2. According to SECHIN’s associate, the Rosneft President [CEO) had raised with PAGE the issues of future bilateral energy cooperation and prospects for an associated move to lift Ukraine-related western sanctions against Russia. PAGE had reacted positively to this demarche by SECHIN but had been generally non-committal in response.
Elsewhere in the same report we also read of Page meeting another sanctioned individual, Diveykin. We also know that Page was reported to have been engaged in negotiations to close an absurdly lucrative deal with Rosneft.
It's all pure fantasy, but it is a "core lie." It's "core" because it portrays Page as allegedly engaged in "secret" (i.e., "clandestine") meetings with "sanctioned individuals" with whom he is suspected to have business dealings as well as intelligence dealings. That checks two boxes for FISA. First, the requirement for "clandestine" intelligence activity. Second, the dealings with sanctioned individuals at least arguably involves Page in violation of US criminal statutes.

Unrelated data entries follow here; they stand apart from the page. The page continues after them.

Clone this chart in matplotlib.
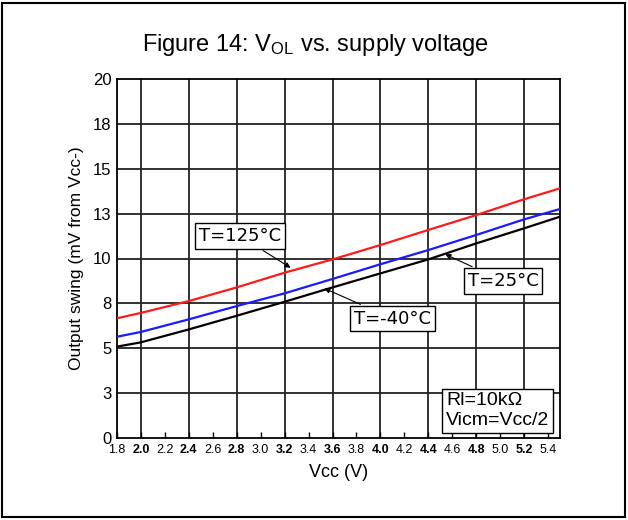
import matplotlib.pyplot as plt
from matplotlib.patches import Rectangle

plt.rcParams['font.family'] = ['Liberation Sans', 'DejaVu Sans']
plt.rcParams['mathtext.default'] = 'regular'

# supply voltage (V) and output swing from Vcc- (mV)
vcc = [1.8, 2.0, 2.4, 2.8, 3.2, 3.6, 4.0, 4.4, 4.8, 5.2, 5.5]
swing_125 = [6.67, 6.97, 7.63, 8.39, 9.21, 9.95, 10.75, 11.59, 12.42, 13.30, 13.91]
swing_m40 = [5.64, 5.91, 6.61, 7.35, 8.06, 8.86, 9.68, 10.47, 11.31, 12.18, 12.76]
swing_25 = [5.09, 5.33, 6.05, 6.81, 7.59, 8.39, 9.17, 9.95, 10.84, 11.68, 12.33]

y_ticks = [0, 2.5, 5, 7.5, 10, 12.5, 15, 17.5, 20]
y_labels = ['0', '3', '5', '8', '10', '13', '15', '18', '20']
x_ticks = [1.8, 2.0, 2.2, 2.4, 2.6, 2.8, 3.0, 3.2, 3.4, 3.6, 3.8, 4.0,
           4.2, 4.4, 4.6, 4.8, 5.0, 5.2, 5.4]
x_grid = [2.0, 2.4, 2.8, 3.2, 3.6, 4.0, 4.4, 4.8, 5.2]

fig = plt.figure(figsize=(6.28, 5.2), dpi=100)
ax = fig.add_axes([117/628, 82/520, 443/628, 359/520])

# grid drawn by hand so only every other x tick gets a line
for x in x_grid:
    ax.axvline(x, color='#222222', lw=1.3, zorder=1)
for y in y_ticks[1:-1]:
    ax.axhline(y, color='#222222', lw=1.3, zorder=1)

ax.plot(vcc, swing_125, color='#ff1a1a', lw=1.6, zorder=3)
ax.plot(vcc, swing_m40, color='#1a1aff', lw=1.6, zorder=3)
ax.plot(vcc, swing_25, color='black', lw=1.6, zorder=3)

ax.set_xlim(1.8, 5.5)
ax.set_ylim(0, 20)
ax.set_yticks(y_ticks)
ax.set_yticklabels(y_labels, fontsize=12)
ax.set_xticks(x_ticks)
ax.set_xticklabels(['%.1f' % x for x in x_ticks], fontsize=9)
for i, lab in enumerate(ax.get_xticklabels()):
    if i % 2 == 1:
        lab.set_fontweight('bold')
ax.tick_params(axis='x', direction='in', length=4, width=1, pad=4)
ax.tick_params(axis='y', direction='in', length=0, pad=4)
for s in ax.spines.values():
    s.set_linewidth(1.3)

ax.set_xlabel('Vcc (V)', fontsize=13, labelpad=6)
ax.set_ylabel('Output swing (mV from Vcc-)', fontsize=12.5, labelpad=6)

fig.text(0.503, 0.913, 'Figure 14: V$_{OL}$ vs. supply voltage', fontsize=17,
         ha='center', va='center')

box = dict(boxstyle='square,pad=0.2', fc='white', ec='black', lw=1)
arrow = dict(arrowstyle='-|>', color='black', lw=0.8, mutation_scale=8)
ax.annotate('T=125°C', xy=(3.27, 9.40), xytext=(3.17, 10.75),
            fontsize=13, family='DejaVu Sans', ha='right', va='bottom',
            bbox=box, arrowprops=arrow, zorder=5)
ax.annotate('T=-40°C', xy=(3.51, 8.40), xytext=(3.78, 6.15),
            fontsize=13, family='DejaVu Sans', ha='left', va='bottom',
            bbox=box, arrowprops=arrow, zorder=5)
ax.annotate('T=25°C', xy=(4.52, 10.30), xytext=(4.73, 8.25),
            fontsize=13, family='DejaVu Sans', ha='left', va='bottom',
            bbox=box, arrowprops=arrow, zorder=5)

ax.text(4.55, 0.5, 'Rl=10kΩ\nVicm=Vcc/2', fontsize=14, ha='left', va='bottom',
        linespacing=1.2, zorder=5,
        bbox=dict(boxstyle='square,pad=0.2', fc='white', ec='black', lw=1))

fig.patches.append(Rectangle((2/628, 3/520), 623/628, 514/520, transform=fig.transFigure,
                             fill=False, ec='black', lw=1.5))

fig.savefig('out.png', dpi=100)
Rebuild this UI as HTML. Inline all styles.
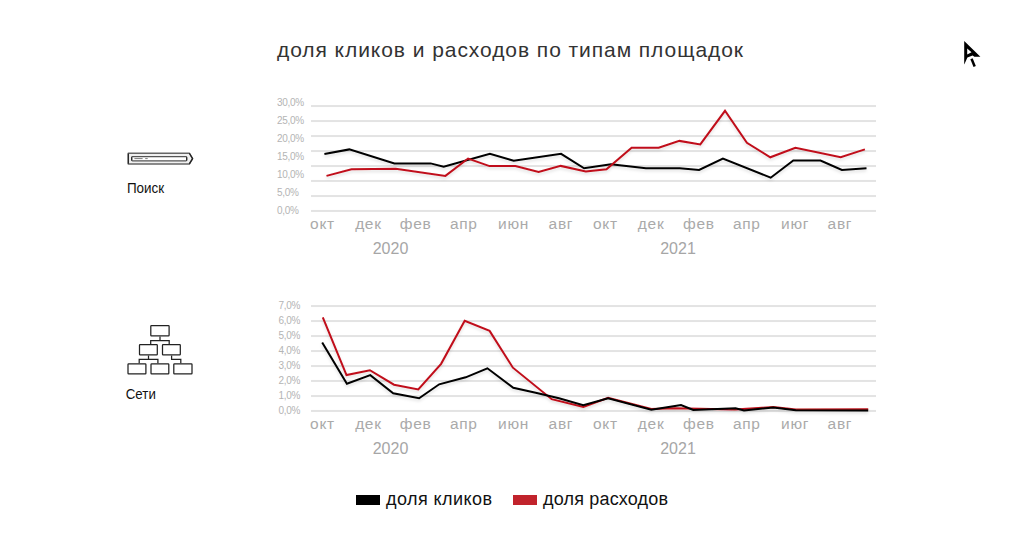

This report was written by Steele--or by somebody--in about early July, 2016. That's before Crossfire Hurricane was opened, but we know that Carter Page had been very much on the FBI's radar ever since he was named as an adviser to Trump, in March, 2016.
My question is this: Is it pure coincidence that Steele's reporting--even before Crossfire Hurricane was officially opened--hits on every single necessary legal requirement for a FISA? These legal requirements are technical, very specific for those not involved with FISA, and even a bit arcane in their legal definitions. Was Steele really so knowledgeable about FISA's requirements? Or did someone coach him about exactly what was needed in his reporting?
If I were in charge of debriefing Steele, I would absolutely have grilled Steele on those aspects of his reporting. I don't believe in coincidences that are this specific. Or, at a minimum, I need to be convinced. Otherwise, I'll continue to suspect that the general outlines for what became Crossfire Hurricane were in the works for months before the case was actually opened.